A forma como Seferovic recuperou a capa de super-herói que tinha guardada no armário desde o final da Liga passada e apareceu a salvar o Benfica do embaraço a que o Rio Ave estava a tentar forçá-lo, no jogo da Taça de Portugal, demonstra duas verdades do futebol. Uma é que é importante para uma equipa que as suas segundas escolhas queiram, a cada novo ciclo, transformar-se em primeiras opções – e o Benfica de Lage não tem sido outra coisa senão isso, com uma série de jogadores a passarem, durante algumas semanas, de suplentes a imprescindíveis e vice-versa. A outra é que é importante criar condições de competitividade dentro dos plantéis para que isso possa suceder – e o próprio Lage falou sobre isso, ainda que não diretamente, quando abordou a chegada de Weigl e defendeu a lógica dos planteis mais curtos, onde todos sintam que podem jogar.
Noutro momento, quando estava a ser questionado acerca da rotatividade excessiva que levou a cabo em alguns jogos da Champions, o treinador devolveu a pergunta a um jornalista. “Qual onze-base? O da Supertaça, em Agosto? Ou o do jogo da semana passada?”. Estava a ser manipulador, porque era evidente que o âmago da questão não eram os onze mas sim alguns elementos desses onze que dificilmente podem ser abrangidos pela rotatividade nos jogos mais importantes, mas tinha razão no ponto. Este Benfica tem uma série de peças no onze que, ciclicamente, vão alternando de forma consistente. A ponta final da época passada foi dos pares formados por Florentino e Samaris, por Seferovic e Félix, por Pizzi e Rafa, por Rúben Dias e Ferro. Entretanto, os dois médios já passaram à história – Samaris ameaça agora voltar… – para dar lugar a Gabriel e Taarabt, que tinham sido dados como desaparecidos. Seferovic perdeu o lugar para Vinícius, embora a recente falta de golo do brasileiro e o súbito acerto do suíço também possam começar a fazer pensar em nova inversão da hierarquia. E a lesão de Rafa abriu caminho à imposição de Cervi, que no início da época parecia nem contar e hoje figura no onze predileto da maioria.
Não será fácil gerir as expectativas destes homens, ídolos que de repente se veem sentados sem poderem contribuir para a equipa e para o engrandecimento do próprio ego. Mas uma coisa pode sempre ser feita – garantir condições para que todos possam jogar, para que todos vão com alguma regularidade pelo menos experimentar as cadeiras do banco em vez de ficarem limitados às da tribuna. E isso faz-se com plantéis curtos, com dois jogadores por posição. Porque se, como acontece no meio-campo encarnado, onde por dois lugares lutam Weigl, Fejsa, Samaris, Florentino, Gedson, Taarabt, eventualmente Chiquinho – em jogos que é preciso virar – e anda está para chegar Bruno Guimarães, é evidente que alguns vão desmoralizar, perder o foco, tão alta é a montanha que os separa de uns minutos consistentes na equipa principal. E é por isso também que a questão do terceiro ponta-de-lança não é límpida e cristalina.
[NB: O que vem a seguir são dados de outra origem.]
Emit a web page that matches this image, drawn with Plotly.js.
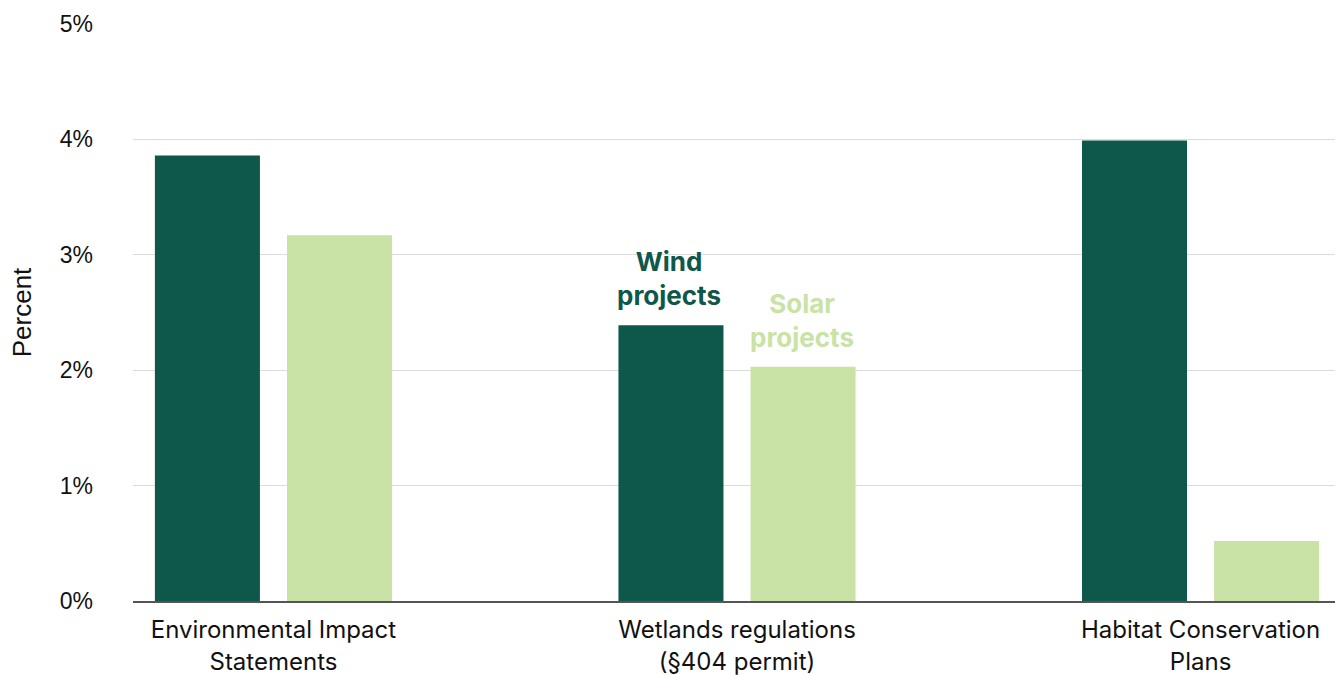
<!DOCTYPE html>
<html>
<head>
<meta charset="utf-8">
<script src="https://cdn.plot.ly/plotly-3.0.1.min.js"></script>
<style>html,body{margin:0;padding:0;background:#fff;}#chart{width:1341px;height:675px;}</style>
</head>
<body>
<div id="chart"></div>
<script>
const categories = ["Environmental Impact<br>Statements", "Wetlands regulations<br>(§404 permit)", "Habitat Conservation<br>Plans"];
const windValues = [3.86, 2.39, 3.99];
const solarValues = [3.17, 2.03, 0.52];
const yTickVals = [0, 1, 2, 3, 4, 5];
const yTickText = ["0%", "1%", "2%", "3%", "4%", "5%"];

const darkGreen = "#0e574b";
const lightGreen = "#c9e2a5";
const labelFont = "Inter, 'Noto Sans', sans-serif";

const traces = [
  {type: "bar", name: "Wind projects", x: categories, y: windValues, marker: {color: darkGreen}, hoverinfo: "skip"},
  {type: "bar", name: "Solar projects", x: categories, y: solarValues, marker: {color: lightGreen}, hoverinfo: "skip"}
];

const layout = {
  width: 1341, height: 675,
  margin: {l: 133, r: 6, t: 24, b: 74},
  paper_bgcolor: "#fff", plot_bgcolor: "#fff",
  showlegend: false,
  barmode: "group",
  bargap: 0.43,
  bargroupgap: 0.205,
  xaxis: {
    type: "category",
    range: [-0.303, 2.29],
    showgrid: false,
    showline: true, linecolor: "#555", linewidth: 1.5,
    ticks: "",
    tickfont: {family: labelFont, size: 24, color: "#111"},
    ticklabelstandoff: 7
  },
  yaxis: {
    range: [0, 5],
    tickvals: yTickVals, ticktext: yTickText,
    showgrid: true, gridcolor: "#dcdcdc", gridwidth: 1,
    zeroline: false, showline: false, ticks: "",
    tickfont: {family: "'Liberation Sans', Arial, sans-serif", size: 23, color: "#111"},
    ticklabelstandoff: 39,
    title: {text: "Percent", font: {family: "'Liberation Sans', Arial, sans-serif", size: 26, color: "#111"}, standoff: 20}
  },
  annotations: [
    {xref: "x", yref: "y", x: categories[1], y: windValues[1], xshift: -68, yshift: 12, yanchor: "bottom", showarrow: false,
     text: "<b>Wind<br>projects</b>", font: {family: labelFont, size: 26, color: darkGreen}, align: "center"},
    {xref: "x", yref: "y", x: categories[1], y: solarValues[1], xshift: 65, yshift: 12, yanchor: "bottom", showarrow: false,
     text: "<b>Solar<br>projects</b>", font: {family: labelFont, size: 26, color: lightGreen}, align: "center"}
  ]
};

Plotly.newPlot("chart", traces, layout, {displayModeBar: false, staticPlot: true});
</script>
</body>
</html>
Estando neste momento o Benfica a jogar em 1+1 (Chiquinho mais Vinícius), sobra um, que é Seferovic. Podendo a equipa, a espaços, necessitar de jogar com dois homens na área, como aconteceu ontem, faz sentido que, até para se precaver de lesões, tenha uma terceira opção – lugar muito difícil de aguentar, porque muitas vezes nem ao banco vai. Raúl De Tomás, por exemplo, não o aguentou. Trazer outra estrela para competir com Seferovic e Vinícius acabará sempre por anular um dos três, o que leva à conclusão inevitável de que esse terceiro homem deve vir, isso sim, das categorias de base. É arriscado? É, sobretudo porque não se encontram alternativas claras mais abaixo. Daniel dos Anjos? Gonçalo Ramos? Mas se não fosse pela momentânea falta de opções acima, ainda hoje o Benfica não teria estreado jogadores como Ederson, Lindelof ou Renato Sanches. Muitas vezes é da escassez que nasce a abundância.